God created us to love our parents, even if they are monsters or the care-takers to monsters.

It’s been a difficult day for me.

You see, eleven years ago, I hugged my Dad for the last time. I didn’t know it then. I didn’t. But just a few weeks later he wrote us off and walked out of our lives.

My Dad is amazing. He was a Marine – almost 30 years. He survived two tours of duty in Vietnam, as well as countless other skirmishes…

I could list all of his military accomplishments but, heck, you know our world…

My Dad could do anything.

He was a master craftsman. He could build anything. One of my favorite fragrances is pine. I grew up with the sound of woodworking tools. They are as soothing to me as the soulful sounds of the Jazz Greats. I can close my eyes and feel the silky sawdust between my fingertips.

He could repair anything. I grew up watching him make repairs to not only our house but other people’s houses. I remember being a very young girl and watching him repair a heater in the neighbor’s house in the middle of winter. This made me feel so proud and honored to be his daughter.

My Dad could make me laugh until I cried. I would beg him to stop while secretly hoping he never, ever would.

My Dad taught me about the big things: honesty, integrity, character – in short, how to be a Christian – for real.

He taught me, by example, how to give your all to any job you were given. To do your very best, no matter how small or insignificant.

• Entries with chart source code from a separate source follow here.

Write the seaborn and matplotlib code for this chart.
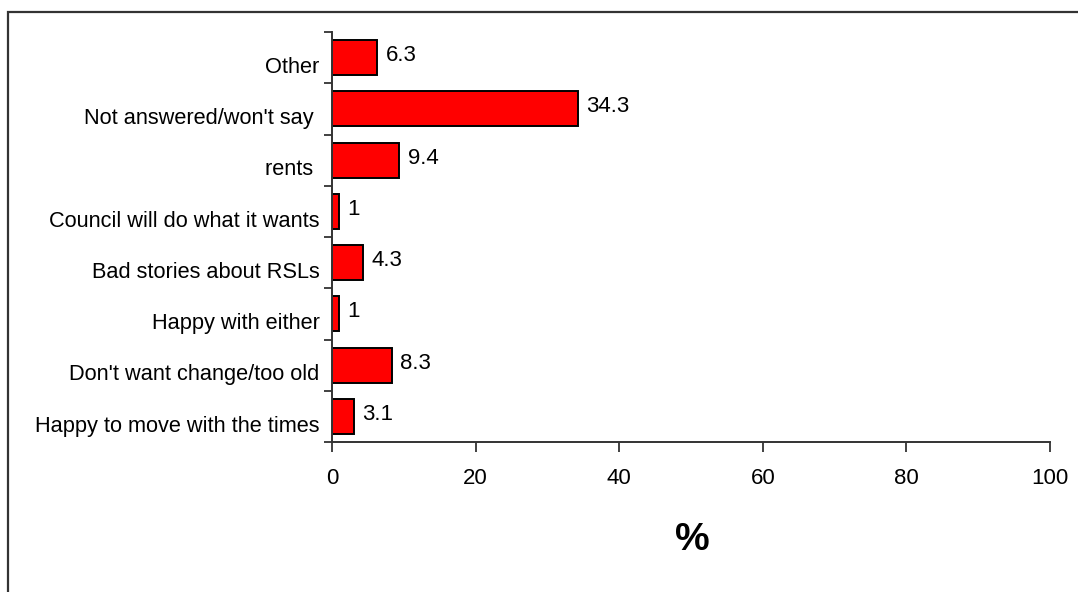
import numpy as np
import pandas as pd
import seaborn as sns
import matplotlib.pyplot as plt
from matplotlib.patches import Rectangle

# data, top to bottom as in the chart
categories = [
    "Other",
    "Not answered/won't say ",
    "rents ",
    "Council will do what it wants",
    "Bad stories about RSLs",
    "Happy with either",
    "Don't want change/too old",
    "Happy to move with the times",
]
values = [6.3, 34.3, 9.4, 1, 4.3, 1, 8.3, 3.1]
value_labels = ["6.3", "34.3", "9.4", "1", "4.3", "1", "8.3", "3.1"]
x_ticks = [0, 20, 40, 60, 80, 100]
x_label = "%"


def make_chart(df):
    sns.set_style("white")
    plt.rcParams["font.family"] = ["Liberation Sans", "DejaVu Sans"]
    plt.rcParams["text.color"] = "black"

    fig = plt.figure(figsize=(10.78, 5.92), dpi=100)
    ax = fig.add_axes([332 / 1078, 1 - 442 / 592, 718 / 1078, 410 / 592])

    sns.barplot(data=df, x="value", y="category", orient="h", color="#ff0000",
                edgecolor="black", linewidth=1.4, width=0.68, saturation=1, ax=ax)

    ax.set_xlim(0, 100)
    ax.set_ylim(len(categories) - 0.5, -0.5)
    ax.set_xticks(x_ticks)
    ax.set_xticklabels([str(t) for t in x_ticks], fontsize=16, color="black")

    # tick marks sit between the bars; the labels sit a little below the bar centres
    ax.set_yticks(np.arange(-0.5, len(categories)))
    ax.set_yticklabels([])
    ax.set_yticks(np.arange(len(categories)) + 0.14, minor=True)
    ax.set_yticklabels(df["category"], minor=True, fontsize=15.7, color="black")
    ax.tick_params(axis="y", which="major", length=6, width=1.3, color="#333333", direction="out", left=True)
    ax.tick_params(axis="y", which="minor", length=0, pad=9)
    ax.tick_params(axis="x", length=7, width=1.3, color="#333333", direction="out", pad=12, bottom=True)

    for side in ["top", "right"]:
        ax.spines[side].set_visible(False)
    for side in ["left", "bottom"]:
        ax.spines[side].set_color("#333333")
        ax.spines[side].set_linewidth(1.4)

    for i, (v, lab) in enumerate(zip(df["value"], value_labels)):
        ax.annotate(lab, (v, i), xytext=(6, 1.5), textcoords="offset points",
                    va="center", ha="left", fontsize=16, color="black")

    ax.set_ylabel("")
    ax.set_xlabel("")
    fig.text(692 / 1078, 1 - 540 / 592, x_label, fontsize=28, fontweight="bold",
             ha="center", va="center", color="black")

    # chart frame (partly outside the image on the right and bottom)
    fig.patches.append(Rectangle((8 / 1078, -0.1), 1.2, 1 - 12 / 592 + 0.1,
                                 transform=fig.transFigure, fill=False,
                                 edgecolor="#333333", linewidth=1.6))

    fig.savefig("out.png", dpi=100)


df = pd.DataFrame({"category": categories, "value": values})
make_chart(df)
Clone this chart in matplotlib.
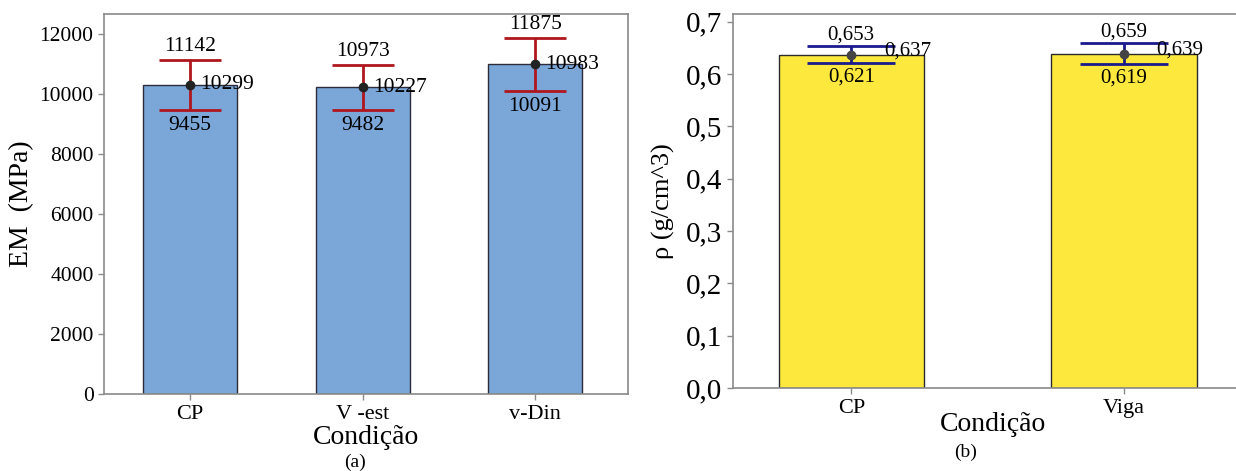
import matplotlib.pyplot as plt

plt.rcParams['font.family'] = ['Liberation Serif', 'DejaVu Serif']

# (a) modulo de elasticidade
cond_a = ["CP", "V -est", "v-Din"]
em_mean = [10299, 10227, 10983]
em_low = [9455, 9482, 10091]
em_high = [11142, 10973, 11875]

# (b) densidade
cond_b = ["CP", "Viga"]
rho_mean = [0.637, 0.639]
rho_low = [0.621, 0.619]
rho_high = [0.653, 0.659]

fig = plt.figure(figsize=(12.36, 4.71), dpi=100)
ax1 = fig.add_axes([0.0841, 0.163, 0.4243, 0.8075])
ax2 = fig.add_axes([0.593, 0.176, 0.42, 0.7943])

spine_col = "#8a8a8a"


def style_axes(ax):
    for s in ax.spines.values():
        s.set_color(spine_col)
        s.set_linewidth(1.2)
    ax.tick_params(colors=spine_col, length=4, width=1)


# ---- panel (a)
x_a = list(range(len(cond_a)))
ax1.bar(x_a, em_mean, width=0.545, color="#7ba6d8", edgecolor="#2b2b3a", linewidth=1)
for i in x_a:
    ax1.errorbar(i, em_mean[i],
                 yerr=[[em_mean[i] - em_low[i]], [em_high[i] - em_mean[i]]],
                 fmt="o", color="#222222", ms=6, ecolor="#b0161e",
                 elinewidth=2, capsize=22, capthick=2)
    ax1.text(i, em_high[i] + 120, f"{em_high[i]}", ha="center", va="bottom", fontsize=15.5)
    ax1.text(i, em_low[i] - 200, f"{em_low[i]}", ha="center", va="top", fontsize=15.5)
    ax1.text(i + 0.06, em_mean[i], f"{em_mean[i]}", ha="left", va="center", fontsize=15.5)
ax1.set_xlim(-0.5, 2.54)
ax1.set_ylim(0, 12667)
ax1.set_yticks(range(0, 12001, 2000))
ax1.set_xticks(x_a)
ax1.set_xticklabels(cond_a)
style_axes(ax1)
for lab in ax1.get_xticklabels() + ax1.get_yticklabels():
    lab.set_color("black")
    lab.set_fontsize(15.5)
for lab in ax1.get_xticklabels():
    lab.set_fontsize(16)
ax1.set_ylabel("EM  (MPa)", fontsize=20, labelpad=4)
ax1.set_xlabel("Condição", fontsize=20, labelpad=1)
fig.text(0.2872, 0.018, "(a)", ha="center", va="center", fontsize=14)

# ---- panel (b)
x_b = list(range(len(cond_b)))
ax2.bar(x_b, rho_mean, width=0.533, color="#fde93e", edgecolor="#2b2b2b", linewidth=1)
for i in x_b:
    ax2.errorbar(i, rho_mean[i],
                 yerr=[[rho_mean[i] - rho_low[i]], [rho_high[i] - rho_mean[i]]],
                 fmt="o", color="#444444", ms=6, ecolor="#1a1a8c",
                 elinewidth=2, capsize=32, capthick=2)
    ax2.text(i, rho_high[i] + 0.003, f"{rho_high[i]:.3f}".replace(".", ","),
             ha="center", va="bottom", fontsize=15)
    ax2.text(i, rho_low[i] - 0.009, f"{rho_low[i]:.3f}".replace(".", ","),
             ha="center", va="top", fontsize=15)
    ax2.text(i + 0.12, rho_mean[i] + 0.008, f"{rho_mean[i]:.3f}".replace(".", ","),
             ha="left", va="center", fontsize=15)
ax2.set_xlim(-0.434, 1.47)
ax2.set_ylim(0, 0.715)
yt = [0.0, 0.1, 0.2, 0.3, 0.4, 0.5, 0.6, 0.7]
ax2.set_yticks(yt)
ax2.set_yticklabels([f"{v:.1f}".replace(".", ",") for v in yt])
ax2.set_xticks(x_b)
ax2.set_xticklabels(cond_b)
style_axes(ax2)
for lab in ax2.get_xticklabels():
    lab.set_color("black")
    lab.set_fontsize(16)
for lab in ax2.get_yticklabels():
    lab.set_color("black")
    lab.set_fontsize(21)
ax2.set_ylabel("ρ (g/cm^3)", fontsize=19, labelpad=8)
ax2.set_xlabel("Condição", fontsize=20, labelpad=-4)
fig.text(0.7815, 0.04, "(b)", ha="center", va="center", fontsize=14)

fig.savefig("out.png", dpi=100)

My Dad taught me other things too. Things that aren’t so great or wonderful.

He taught me to be a peacekeeper. To give and give, even when you are being treated as nothing more than a doormat.

He taught me to overlook another person’s abuse in order to maintain the status quo.

He taught me to ignore my own pain in order to perpetuate the lie of perfection.

He taught me to be afraid – very afraid – of rejection. And to be willing to do anything and everything to prevent it from ever happening. Even if it means betraying the very ones you are sworn to protect and defend.

I love my Dad. He doesn’t know or believe that I do.